No, Plushenko lost in his bid to become the first man since Dick Button (‘48, ‘52) to repeat as Olympic champion, because Lysacek, who had skated confidently all week, wrested the gold away from him. The first of the final six to skate, the 24-year-old Lysacek, who grew up in Naperville, Illinois, landed eight triple jumps while exhibiting the sort of showy footwork, fast spins, and crackling energy and emotion that make him a complete package. The judges rewarded him with a score of 167.37 points, the highest mark given out this year for a free skate. It made Lysacek’s remarks after his Wednesday practice look uncannily prescient. Asked what it would take to catch Plushenko, who led him by .55 after the short program: “He has one major advantage over everyone, and that’s the Olympic gold medal.

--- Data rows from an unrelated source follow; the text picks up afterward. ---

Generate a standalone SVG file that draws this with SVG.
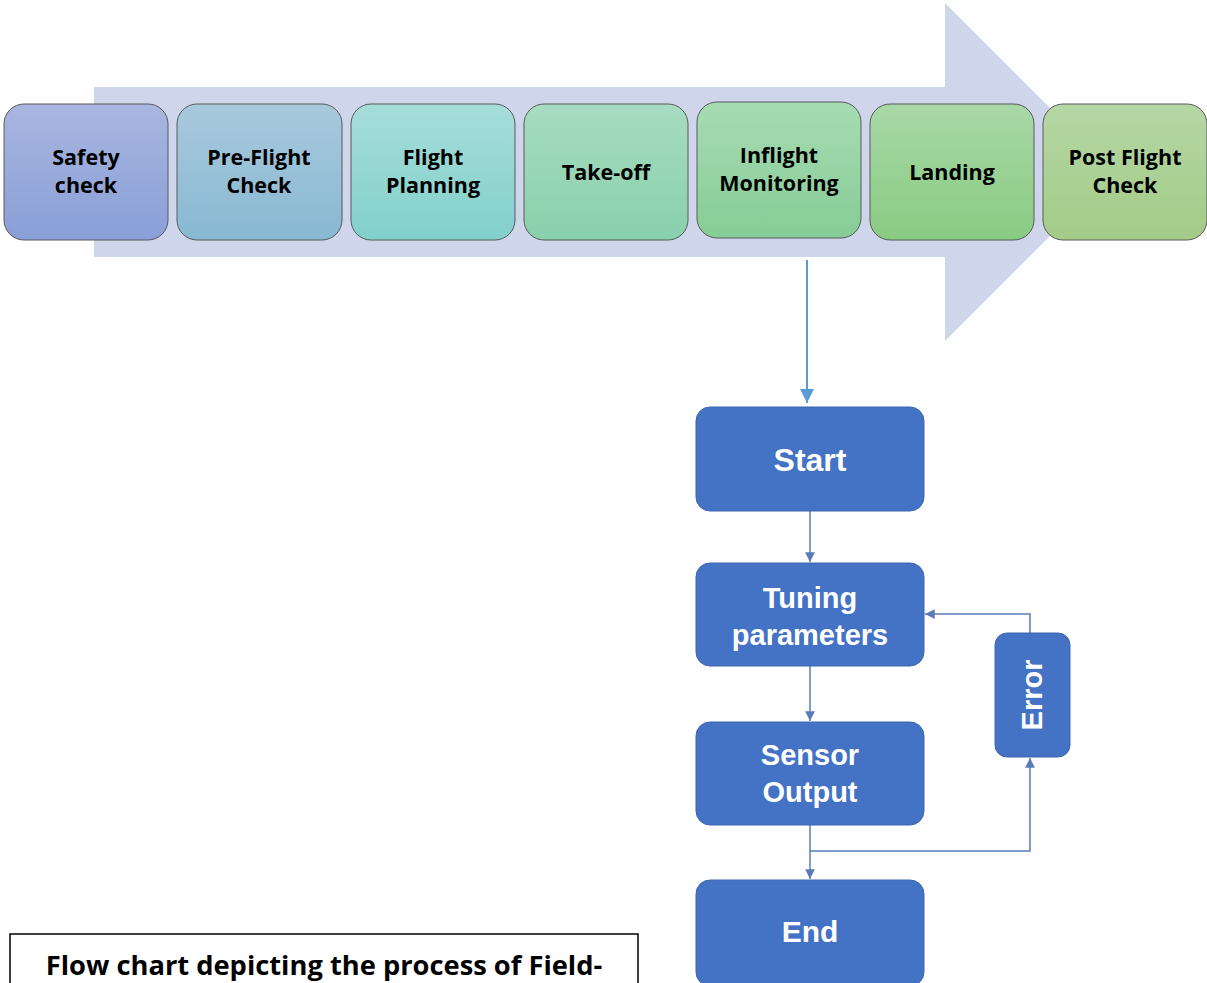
<svg xmlns="http://www.w3.org/2000/svg" width="1207" height="983" viewBox="0 0 1207 983">
  <style>
    .stage { stroke: #5a5a5a; stroke-width: 1; }
    .stage-text { font-family: "Open Sans", Lato, "Liberation Sans", sans-serif; font-weight: bold; font-size: 21.5px; fill: #000; text-anchor: middle; }
    .flow { fill: #4472c4; stroke: #3d67b3; stroke-width: 1; }
    .flow-text { font-family: "Liberation Sans", Arial, sans-serif; font-weight: bold; fill: #fff; text-anchor: middle; }
    .link { fill: none; stroke: #5b7bb8; stroke-width: 1.5; }
    .caption { font-family: "Open Sans", Lato, "Liberation Sans", sans-serif; font-weight: bold; font-size: 27.3px; fill: #000; text-anchor: middle; }
  </style>
  <defs>
    <linearGradient id="g1" x1="0" y1="0" x2="0" y2="1"><stop offset="0" stop-color="#a9b6e0"/><stop offset="1" stop-color="#899fd7"/></linearGradient>
    <linearGradient id="g2" x1="0" y1="0" x2="0" y2="1"><stop offset="0" stop-color="#a8c9dc"/><stop offset="1" stop-color="#88b8d3"/></linearGradient>
    <linearGradient id="g3" x1="0" y1="0" x2="0" y2="1"><stop offset="0" stop-color="#a6ddd9"/><stop offset="1" stop-color="#82d0cb"/></linearGradient>
    <linearGradient id="g4" x1="0" y1="0" x2="0" y2="1"><stop offset="0" stop-color="#a7dcc1"/><stop offset="1" stop-color="#88d0ab"/></linearGradient>
    <linearGradient id="g5" x1="0" y1="0" x2="0" y2="1"><stop offset="0" stop-color="#a7dcb3"/><stop offset="1" stop-color="#86cc96"/></linearGradient>
    <linearGradient id="g6" x1="0" y1="0" x2="0" y2="1"><stop offset="0" stop-color="#a9d8a6"/><stop offset="1" stop-color="#88cb83"/></linearGradient>
    <linearGradient id="g7" x1="0" y1="0" x2="0" y2="1"><stop offset="0" stop-color="#b5d7a5"/><stop offset="1" stop-color="#a3cb87"/></linearGradient>
    <marker id="head-big" viewBox="0 0 10 10" refX="10" refY="5" markerWidth="7" markerHeight="7" markerUnits="strokeWidth" orient="auto">
      <path d="M0,0 L10,5 L0,10 Z" fill="#5b9bd5"/>
    </marker>
    <marker id="head" viewBox="0 0 10 10" refX="10" refY="5" markerWidth="6.5" markerHeight="6.5" markerUnits="strokeWidth" orient="auto">
      <path d="M0,0 L10,5 L0,10 Z" fill="#5b7bb8"/>
    </marker>
  </defs>

  <rect width="1207" height="983" fill="#ffffff"/>

  <!-- background process arrow (45° head) -->
  <path id="process-arrow" d="M94,87 H945 V3 L1114,172 L945,341 V257 H94 Z" fill="#cfd5ea"/>

  <!-- process stages -->
  <g id="safety-check"><rect class="stage" x="4" y="104" width="164" height="136" rx="20" fill="url(#g1)"/>
    <text class="stage-text" x="86" y="165">Safety</text><text class="stage-text" x="86" y="193">check</text></g>
  <g id="pre-flight-check"><rect class="stage" x="177" y="104" width="165" height="136" rx="20" fill="url(#g2)"/>
    <text class="stage-text" x="259" y="165">Pre-Flight</text><text class="stage-text" x="259" y="193">Check</text></g>
  <g id="flight-planning"><rect class="stage" x="351" y="104" width="164" height="136" rx="20" fill="url(#g3)"/>
    <text class="stage-text" x="433" y="165">Flight</text><text class="stage-text" x="433" y="193">Planning</text></g>
  <g id="take-off"><rect class="stage" x="524" y="104" width="164" height="136" rx="20" fill="url(#g4)"/>
    <text class="stage-text" x="606" y="180">Take-off</text></g>
  <g id="inflight-monitoring"><rect class="stage" x="697" y="102" width="164" height="136" rx="20" fill="url(#g5)"/>
    <text class="stage-text" x="779" y="163">Inflight</text><text class="stage-text" x="779" y="191">Monitoring</text></g>
  <g id="landing"><rect class="stage" x="870" y="104" width="164" height="136" rx="20" fill="url(#g6)"/>
    <text class="stage-text" x="952" y="180">Landing</text></g>
  <g id="post-flight-check"><rect class="stage" x="1043" y="104" width="164" height="136" rx="20" fill="url(#g7)"/>
    <text class="stage-text" x="1125" y="165">Post Flight</text><text class="stage-text" x="1125" y="193">Check</text></g>

  <!-- connectors -->
  <g id="connectors">
    <line x1="807" y1="260" x2="807" y2="403" stroke="#5b9bd5" stroke-width="2" marker-end="url(#head-big)"/>
    <line class="link" x1="810" y1="511" x2="810" y2="562" marker-end="url(#head)"/>
    <line class="link" x1="810" y1="666" x2="810" y2="721" marker-end="url(#head)"/>
    <line class="link" x1="810" y1="825" x2="810" y2="879" marker-end="url(#head)"/>
    <polyline class="link" points="810,851 1030,851 1030,758" marker-end="url(#head)"/>
    <polyline class="link" points="1030,633 1030,614 925,614" marker-end="url(#head)"/>
  </g>

  <!-- tuning loop -->
  <g id="start"><rect class="flow" x="696" y="407" width="228" height="104" rx="14"/>
    <text class="flow-text" x="810" y="471" font-size="32">Start</text></g>
  <g id="tuning-parameters"><rect class="flow" x="696" y="563" width="228" height="103" rx="14"/>
    <text class="flow-text" x="810" y="608" font-size="29">Tuning</text><text class="flow-text" x="810" y="645" font-size="29">parameters</text></g>
  <g id="sensor-output"><rect class="flow" x="696" y="722" width="228" height="103" rx="14"/>
    <text class="flow-text" x="810" y="765" font-size="29">Sensor</text><text class="flow-text" x="810" y="802" font-size="29">Output</text></g>
  <g id="end"><rect class="flow" x="696" y="880" width="228" height="106" rx="14"/>
    <text class="flow-text" x="810" y="942" font-size="30">End</text></g>
  <g id="error"><rect class="flow" x="995" y="633" width="75" height="124" rx="12"/>
    <text class="flow-text" x="0" y="0" font-size="29" transform="translate(1042,695) rotate(-90)">Error</text></g>

  <!-- caption -->
  <g id="caption">
    <rect x="10" y="934" width="628" height="60" fill="#fff" stroke="#000" stroke-width="1.5"/>
    <text class="caption" x="324" y="975">Flow chart depicting the process of Field-</text>
  </g>
</svg>
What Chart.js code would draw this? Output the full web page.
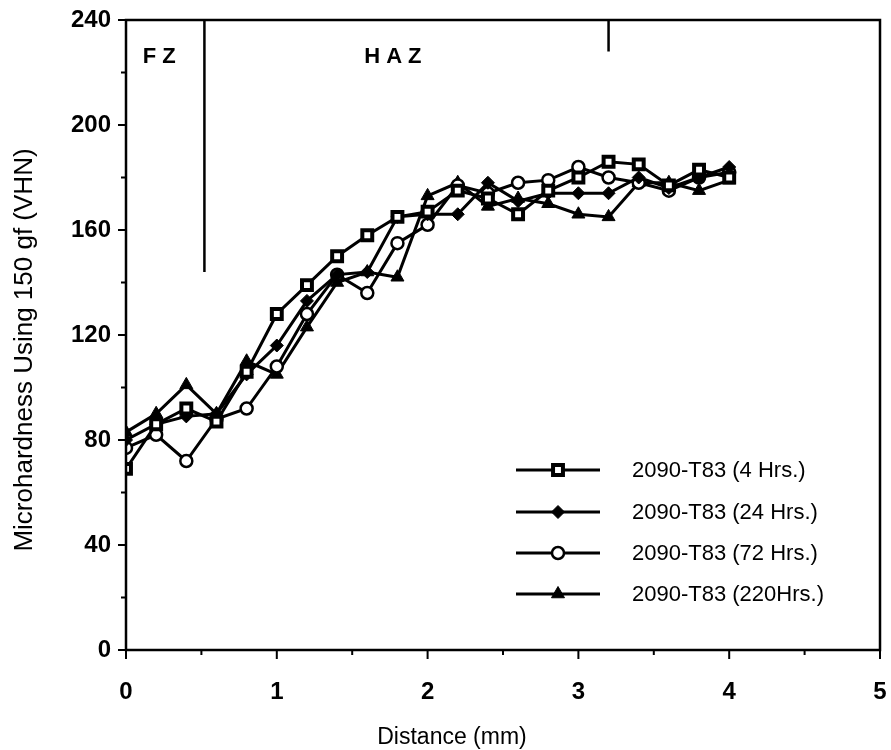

He has the power mentally because he has what we all want. And so I think it’s going to take some mighty fine skating to get that power away from him.”
Lysacek had done his part. “That was my best free program of the season,” he said later. “I was ecstatic. To do your best when it counts the most….” When eventual bronze medalist Daisuke Takahashi, Japan’s first men’s medalist in figure skating, fell on his opening quadruple toe loop, and fellow American Johnny Weir skated a lukewarm, if not clean, sixth-place free skate, it left only Plushenko between Lysacek and the gold.